Peter,
I'm 0/2 hitting the bunker, but both times I aimed right at the flag. I figure that I'm not playing TOC for some score that if its good enough I'm going to laminate the scorecard and put it on my wall. I'm playing it to enjoy and challenge myself, so screw this "caution" idea! Last time I hit a 7 iron right over the bunker at a back left pin position from the wispy rough on the left. Hit it perfectly, just couldn't spin it enough and it trickled off the back onto the road, ending up only 20 ft from the hole. But I chipped a 4i off the road a foot away for an easy par.

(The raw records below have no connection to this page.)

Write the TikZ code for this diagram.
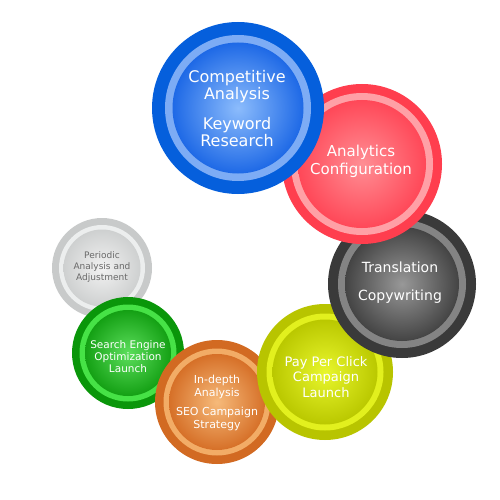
\documentclass[tikz,border=0pt]{standalone}
\usepackage{fontspec}
\setmainfont{DejaVu Sans}

% Bubble colours: outer disc, light ring, centre and edge of the shaded core
\definecolor{blueout}{RGB}{5,95,220}
\definecolor{bluering}{RGB}{125,172,245}
\definecolor{bluein}{RGB}{140,188,252}
\definecolor{blueedge}{RGB}{30,105,230}
\definecolor{redout}{RGB}{255,62,78}
\definecolor{redring}{RGB}{255,160,166}
\definecolor{redin}{RGB}{255,142,148}
\definecolor{rededge}{RGB}{255,72,88}
\definecolor{darkout}{RGB}{58,58,58}
\definecolor{darkring}{RGB}{132,132,132}
\definecolor{darkin}{RGB}{152,152,152}
\definecolor{darkedge}{RGB}{68,68,68}
\definecolor{yellowout}{RGB}{184,196,0}
\definecolor{yellowring}{RGB}{226,240,30}
\definecolor{yellowin}{RGB}{232,246,44}
\definecolor{yellowedge}{RGB}{186,200,0}
\definecolor{orangeout}{RGB}{210,106,34}
\definecolor{orangering}{RGB}{242,172,102}
\definecolor{orangein}{RGB}{246,186,122}
\definecolor{orangeedge}{RGB}{214,112,40}
\definecolor{greenout}{RGB}{10,150,10}
\definecolor{greenring}{RGB}{70,226,70}
\definecolor{greenin}{RGB}{92,222,92}
\definecolor{greenedge}{RGB}{20,160,20}
\definecolor{grayout}{RGB}{200,202,202}
\definecolor{grayring}{RGB}{236,238,238}
\definecolor{grayin}{RGB}{242,242,242}
\definecolor{grayedge}{RGB}{206,208,208}
\definecolor{graytext}{RGB}{105,105,105}

\begin{document}
\begin{tikzpicture}[x=1pt,y=-1pt,
  bubbletext/.style={text=white, align=center, inner sep=0pt}]

\useasboundingbox (0,0) rectangle (500,500);

% Periodic analysis (bottom of the stack)
\fill[grayout] (102,268) circle (50);
\fill[grayring] (102,268) circle (43);
\shade[inner color=grayin, outer color=grayedge] (102,268) circle (38.5);
\node[bubbletext, text=graytext, font=\fontsize{9}{11}\selectfont] (periodic) at (102,267) {Periodic\\Analysis and\\Adjustment};

% Search engine optimization
\fill[greenout] (128,353) circle (56);
\fill[greenring] (128,353) circle (48.5);
\shade[inner color=greenin, outer color=greenedge] (128,353) circle (43);
\node[bubbletext, font=\fontsize{10.5}{12}\selectfont] (seo) at (128,357) {Search Engine\\Optimization\\Launch};

% In-depth analysis
\fill[orangeout] (217,402) circle (62);
\fill[orangering] (217,402) circle (53.5);
\shade[inner color=orangein, outer color=orangeedge] (217,402) circle (48);
\node[bubbletext, font=\fontsize{11}{12.5}\selectfont] (indepth) at (217,403) {In-depth\\Analysis\\[7pt]SEO Campaign\\Strategy};

% Pay per click
\fill[yellowout] (325,372) circle (68);
\fill[yellowring] (325,372) circle (58.5);
\shade[inner color=yellowin, outer color=yellowedge] (325,372) circle (52.5);
\node[bubbletext, font=\fontsize{13}{15.5}\selectfont] (ppc) at (326,377) {Pay Per Click\\Campaign\\Launch};

% Translation
\fill[darkout] (402,284) circle (74);
\fill[darkring] (402,284) circle (64);
\shade[inner color=darkin, outer color=darkedge] (402,284) circle (57);
\node[bubbletext, font=\fontsize{14}{17}\selectfont] (translation) at (400,283) {Translation\\[11pt]Copywriting};

% Analytics
\fill[redout] (362,164) circle (80);
\fill[redring] (362,164) circle (71);
\shade[inner color=redin, outer color=rededge] (362,164) circle (64);
\node[bubbletext, font=\fontsize{15}{18}\selectfont] (analytics) at (361,161) {Analytics\\Configuration};

% Competitive analysis (top of the stack)
\fill[blueout] (238,108) circle (86);
\fill[bluering] (238,108) circle (73);
\shade[inner color=bluein, outer color=blueedge] (238,108) circle (65.5);
\node[bubbletext, font=\fontsize{16}{17}\selectfont] (competitive) at (237,109) {Competitive\\Analysis\\[13pt]Keyword\\Research};

\end{tikzpicture}
\end{document}
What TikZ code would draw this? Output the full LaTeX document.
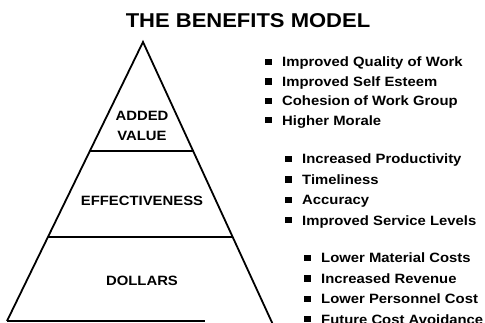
\documentclass[tikz,border=0pt]{standalone}
\usepackage{fontspec}
\setmainfont{Liberation Sans}[FakeStretch=1.1]
\usetikzlibrary{positioning,calc}

\begin{document}
\begin{tikzpicture}[
  x=1pt, y=-1pt,
  node distance=10.3pt,
  every node/.style={font=\bfseries},
  titel/.style={font=\fontsize{20}{24}\selectfont\bfseries, inner sep=0pt, text height=14.3pt, text depth=0pt},
  stufe/.style={font=\fontsize{13.5}{16}\selectfont\bfseries, inner sep=0pt, text height=9.7pt, text depth=0pt},
  punkt/.style={font=\fontsize{13.5}{16}\selectfont\bfseries, anchor=west, inner sep=0pt, text height=9.7pt, text depth=0pt,
    label={[fill=black, minimum size=6.5pt, inner sep=0pt, text height=0pt, text depth=0pt, xshift=-10pt]left:{}}},
  linie/.style={line width=1.8pt, black}
]
  \useasboundingbox (0,0) rectangle (485,323);

  % pyramid
  \coordinate (spitze) at (143,42);
  \coordinate (fussl) at (7,321);
  \coordinate (fussr) at (271.3,321);
  \draw[linie] (fussl) -- (spitze) -- ($(spitze)!1.008!(fussr)$);
  \draw[linie] ($(spitze)!0.3907!(fussl)$) -- ($(spitze)!0.3907!(fussr)$);
  \draw[linie] ($(spitze)!0.699!(fussl)$) -- ($(spitze)!0.699!(fussr)$);
  \draw[linie] (fussl) -- ($(fussl)!0.75!(fussr)$);

  \node[titel] (titel) at (248,20) {THE BENEFITS MODEL};

  \node[stufe] (added) at (142,115.5) {ADDED};
  \node[stufe, below=10.3pt of added] (value) {VALUE};
  \node[stufe] (effect) at (142,201) {EFFECTIVENESS};
  \node[stufe] (dollars) at (142,281) {DOLLARS};

  % added value
  \node[punkt] (qualitaet) at (282,62) {Improved Quality of Work};
  \node[punkt, below=9.3pt of qualitaet.south west, anchor=north west] (esteem) {Improved Self Esteem};
  \node[punkt, below=9.3pt of esteem.south west, anchor=north west] (kohaesion) {Cohesion of Work Group};
  \node[punkt, below=9.3pt of kohaesion.south west, anchor=north west] (moral) {Higher Morale};

  % effectiveness
  \node[punkt] (produkt) at (302,159) {Increased Productivity};
  \node[punkt, below=of produkt.south west, anchor=north west] (zeit) {Timeliness};
  \node[punkt, below=of zeit.south west, anchor=north west] (genau) {Accuracy};
  \node[punkt, below=of genau.south west, anchor=north west] (service) {Improved Service Levels};

  % dollars
  \node[punkt] (material) at (321,258) {Lower Material Costs};
  \node[punkt, below=of material.south west, anchor=north west] (umsatz) {Increased Revenue};
  \node[punkt, below=of umsatz.south west, anchor=north west] (personal) {Lower Personnel Cost};
  \node[punkt, below=of personal.south west, anchor=north west] (zukunft) {Future Cost Avoidance};
\end{tikzpicture}
\end{document}
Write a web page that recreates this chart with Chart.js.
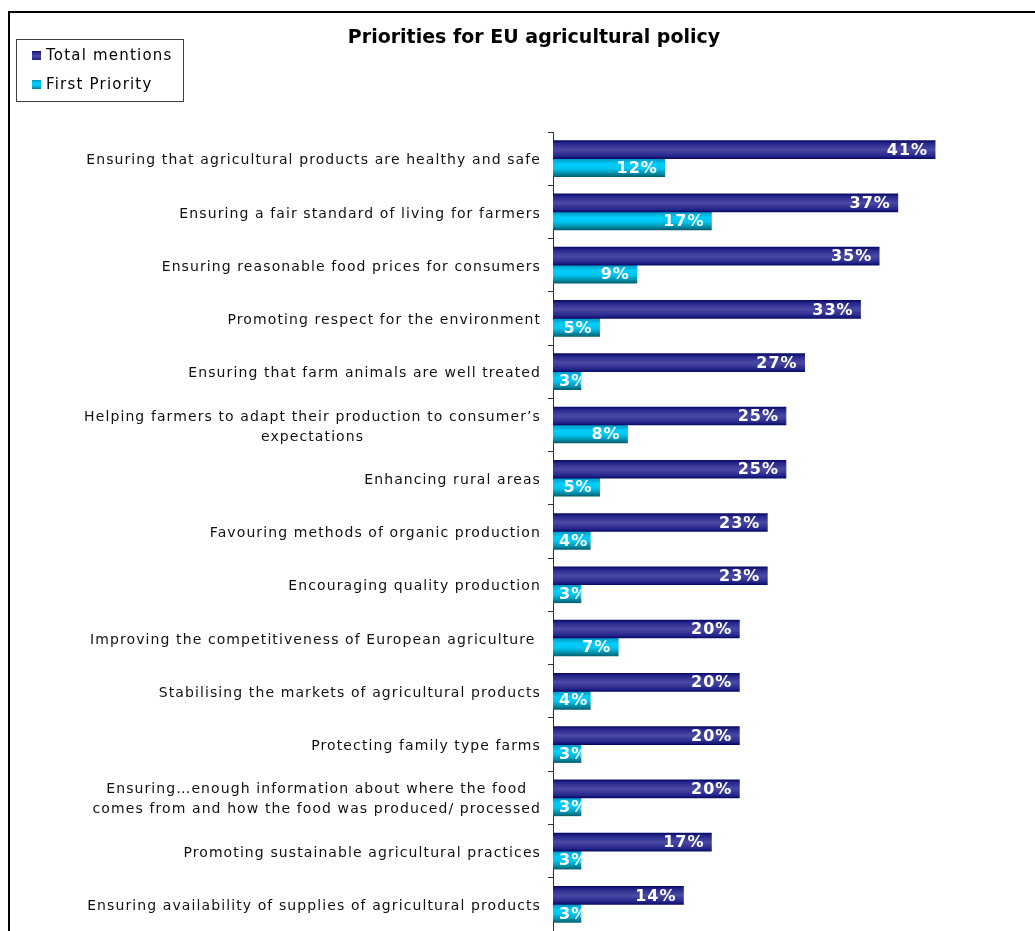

Now that I've got to play off the road, I'm even more determined to challenge that bunker each and every time I play because that's part of the fun of the hole. Yeah, "infinite caution" might result in a lower score over the long run on 17, to say nothing of over a given round. I guess it depends on why one is there. I have decided next time I'm going to listen to Nicklaus and not play right of Principal's Nose on #16, no matter how tempting it may look from the tee
I'd hate to have to tee off #1 tee playing to #17 green. I think the bunker would be FAR worse playing from that side, the angles just don't work in the player's favor at all. In the normal direction if you aim at the hole over the bunker you are aiming away from the wall and have more room the further left you go, and less on the right where you don't need as much. For the reverse layout, off the tee you either do like you say and aim it over at the road and hope you don't pull it an inch, or play it safe down the middle and then have a unimaginably difficult task where missing it left is bad, missing it right is worse, and missing it long left is worst of all. Sounds like fun....when do they play that reversed course again?
Thinking about my normal vs. reverse thoughts on the angles, I realized I'm thinking from the perspective of a righty. I gotta think the 17th (normal direction) is tougher for a lefty than a righty, just mentally mirror-reversing that hole's layout scares me!